Оттого что окно было заперто ставнями, а лампа едва горела, в комнате было темно. Ее лицо, лежавшее совсем близко от его головы, причудливо и изменчиво выделялось на смутной белизне подушки. Оно уже стало не похоже на прежнее лицо, простое и красивое, круглое русское сероглазое лицо, - теперь оно сделалось точно худее и, ежеминутно и странно меняя выражение, казалось нежным, милым, загадочным и напоминало Рыбникову чье-то бесконечно знакомое, давно любимое, обаятельное, прекрасное лицо.
- Как ты хороша! - шептал он. - Я люблю тебя… я тебя люблю…
Он произнес вдруг какое-то непонятное слово, совершенно чуждое слуху женщины.
- Что ты сказал? - спросила она с удивлением.
- Нет, ничего… ничего.
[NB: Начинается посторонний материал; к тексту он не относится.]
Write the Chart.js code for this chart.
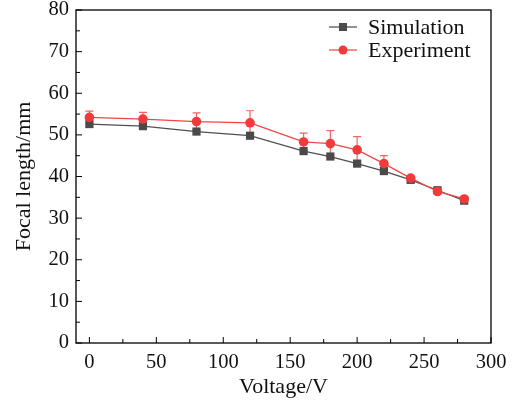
<!DOCTYPE html>
<html>
<head>
<meta charset="utf-8">
<script src="https://cdn.jsdelivr.net/npm/chart.js@4/dist/chart.umd.min.js"></script>
<style>
  html, body { margin: 0; padding: 0; background: #fff; }
  #wrap { width: 517px; height: 400px; }
</style>
</head>
<body>
<div id="wrap"><canvas id="chart"></canvas></div>
<script>
// --- data ---
const voltage = [0, 40, 80, 120, 160, 180, 200, 220, 240, 260, 280];
const simulation = [52.6, 52.1, 50.8, 49.8, 46.1, 44.8, 43.1, 41.3, 39.2, 36.7, 34.2];
const experiment = [54.2, 53.8, 53.2, 52.9, 48.3, 47.9, 46.4, 43.1, 39.6, 36.4, 34.6];
const experimentErr = [1.5, 1.6, 2.1, 2.9, 2.1, 3.1, 3.2, 1.9, 0.4, 0.3, 0.3];
const xTickLabels = [0, 50, 100, 150, 200, 250, 300];
const yTickLabels = [0, 10, 20, 30, 40, 50, 60, 70, 80];

const FONT = 'Liberation Serif';
const GRAY = '#4a4a4a';
const RED = '#ef3b3b';

// --- frame, inward ticks, error bars, legend ---
const decor = {
    id: 'decor',
    beforeDatasetsDraw(chart) {
        const ctx = chart.ctx;
        const xs = chart.scales.x, ys = chart.scales.y;
        ctx.save();
        ctx.strokeStyle = '#f26464';
        ctx.lineWidth = 1.2;
        experiment.forEach((v, i) => {
            const e = experimentErr[i];
            const px = xs.getPixelForValue(voltage[i]);
            const top = ys.getPixelForValue(v + e);
            const bot = ys.getPixelForValue(v - e);
            ctx.beginPath();
            ctx.moveTo(px, top); ctx.lineTo(px, bot);
            ctx.moveTo(px - 4, top); ctx.lineTo(px + 4, top);
            ctx.moveTo(px - 4, bot); ctx.lineTo(px + 4, bot);
            ctx.stroke();
        });
        ctx.restore();
    },
    afterDraw(chart) {
        const ctx = chart.ctx;
        const a = chart.chartArea;
        const xs = chart.scales.x, ys = chart.scales.y;
        ctx.save();
        ctx.strokeStyle = '#000';
        ctx.lineWidth = 1.3;
        ctx.strokeRect(a.left, a.top, a.right - a.left, a.bottom - a.top);

        ctx.lineWidth = 1;
        ctx.beginPath();
        xTickLabels.forEach((v, i) => {
            const px = xs.getPixelForValue(v);
            ctx.moveTo(px, a.bottom); ctx.lineTo(px, a.bottom - 6);
            if (i < xTickLabels.length - 1) {
                const m = xs.getPixelForValue((v + xTickLabels[i + 1]) / 2);
                ctx.moveTo(m, a.bottom); ctx.lineTo(m, a.bottom - 4);
            }
        });
        yTickLabels.forEach((v, i) => {
            const py = ys.getPixelForValue(v);
            ctx.moveTo(a.left, py); ctx.lineTo(a.left + 6, py);
            if (i < yTickLabels.length - 1) {
                const m = ys.getPixelForValue((v + yTickLabels[i + 1]) / 2);
                ctx.moveTo(a.left, m); ctx.lineTo(a.left + 4, m);
            }
        });
        ctx.stroke();

        // legend
        const lx = a.right - 162, items = [
            { label: 'Simulation', color: '#555', fill: GRAY, shape: 'rect', y: a.top + 17 },
            { label: 'Experiment', color: '#f05050', fill: RED, shape: 'circle', y: a.top + 40 }
        ];
        items.forEach(it => {
            ctx.strokeStyle = it.color;
            ctx.lineWidth = 1.3;
            ctx.beginPath();
            ctx.moveTo(lx, it.y); ctx.lineTo(lx + 28, it.y);
            ctx.stroke();
            ctx.fillStyle = it.fill;
            if (it.shape === 'rect') {
                ctx.fillRect(lx + 14 - 4, it.y - 4, 8, 8);
            } else {
                ctx.beginPath();
                ctx.arc(lx + 14, it.y, 4.5, 0, Math.PI * 2);
                ctx.fill();
            }
            ctx.fillStyle = '#111';
            ctx.font = '22px "' + FONT + '"';
            ctx.textBaseline = 'middle';
            ctx.textAlign = 'left';
            ctx.fillText(it.label, lx + 39, it.y + 1);
        });
        ctx.restore();
    }
};

const ctx = document.getElementById('chart').getContext('2d');
new Chart(ctx, {
    type: 'line',
    data: {
        datasets: [{
            label: 'Experiment',
            data: voltage.map((v, i) => ({ x: v, y: experiment[i] })),
            borderColor: '#f04545',
            backgroundColor: RED,
            borderWidth: 1.3,
            pointStyle: 'circle',
            pointRadius: 4.8,
            pointBorderWidth: 0,
            order: 0
        }, {
            label: 'Simulation',
            data: voltage.map((v, i) => ({ x: v, y: simulation[i] })),
            borderColor: '#505050',
            backgroundColor: GRAY,
            borderWidth: 1.3,
            pointStyle: 'rect',
            pointRadius: 5.8,
            pointBorderWidth: 0,
            order: 1
        }]
    },
    options: {
        responsive: true,
        maintainAspectRatio: false,
        animation: false,
        layout: { padding: { top: 10, right: 26, left: 0, bottom: 0 } },
        plugins: { legend: { display: false }, tooltip: { enabled: false } },
        scales: {
            x: {
                type: 'linear',
                min: -10, max: 300,
                afterBuildTicks: s => { s.ticks = xTickLabels.map(v => ({ value: v })); },
                afterFit: s => { s.height = 57; s.paddingLeft = 0; s.paddingRight = 0; },
                grid: { display: false, drawTicks: false },
                border: { display: false },
                ticks: { color: '#111', padding: 7, maxRotation: 0, font: { family: FONT, size: 20.5 } },
                title: { display: true, text: 'Voltage/V', color: '#111', padding: { top: 0, bottom: 0 }, font: { family: FONT, size: 22 } }
            },
            y: {
                type: 'linear',
                min: 0, max: 80,
                afterBuildTicks: s => { s.ticks = yTickLabels.map(v => ({ value: v })); },
                afterFit: s => { s.width = 76; s.paddingTop = 0; s.paddingBottom = 0; },
                grid: { display: false, drawTicks: false },
                border: { display: false },
                ticks: { color: '#111', padding: 7, font: { family: FONT, size: 20.5 } },
                title: { display: true, text: 'Focal length/mm', color: '#111', padding: { top: 11, bottom: 0 }, font: { family: FONT, size: 22 } }
            }
        }
    },
    plugins: [decor]
});
</script>
</body>
</html>
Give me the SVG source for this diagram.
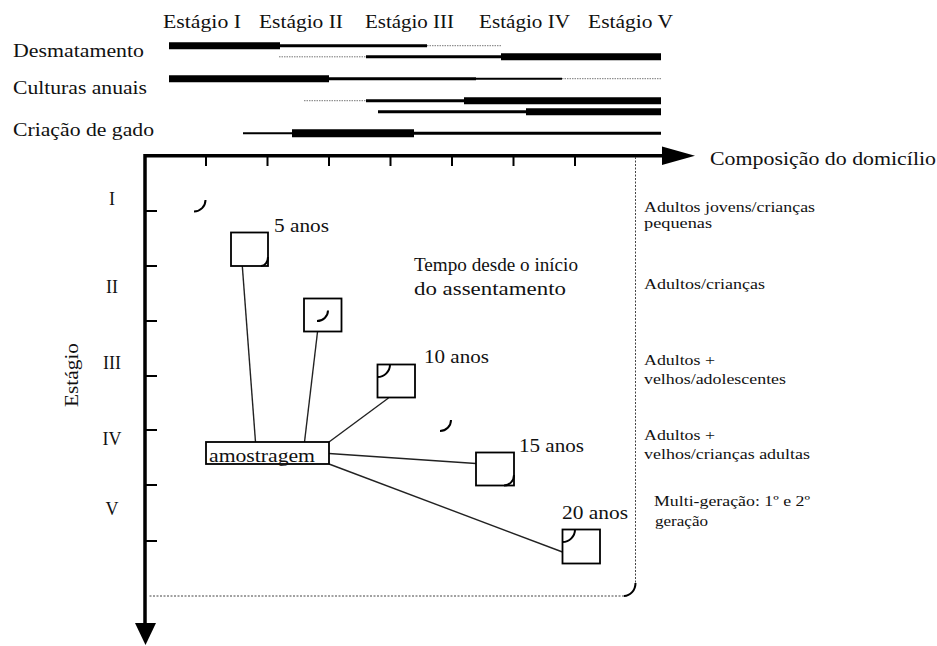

Это - так. Милая! Женщина! Ты - женщина… Я люблю тебя…
Он целовал ей руки, шею, волосы, дрожа от нетерпения, сдерживать которое ему доставляло чудесное наслаждение. Им овладела бурная и нежная страсть к этой сытой, бездетной самке, к ее большому, молодому, выхоленному, красивому телу. Влечение к женщине, подавляемое до сих пор суровой аскетической жизнью, постоянной физической усталостью, напряженной работой ума и воли, внезапно зажглось в нем нестерпимым, опьяняющим пламенем.
- У тебя и руки холодные, - сказала она с застенчивой неловкостью. Было в этом человеке что-то неожиданное, тревожное, совсем непонятное для нее.
- Руки холодные - сердце горячее.
- Да, да, да… Сердце, - твердил он, как безумный, задыхаясь и дрожа.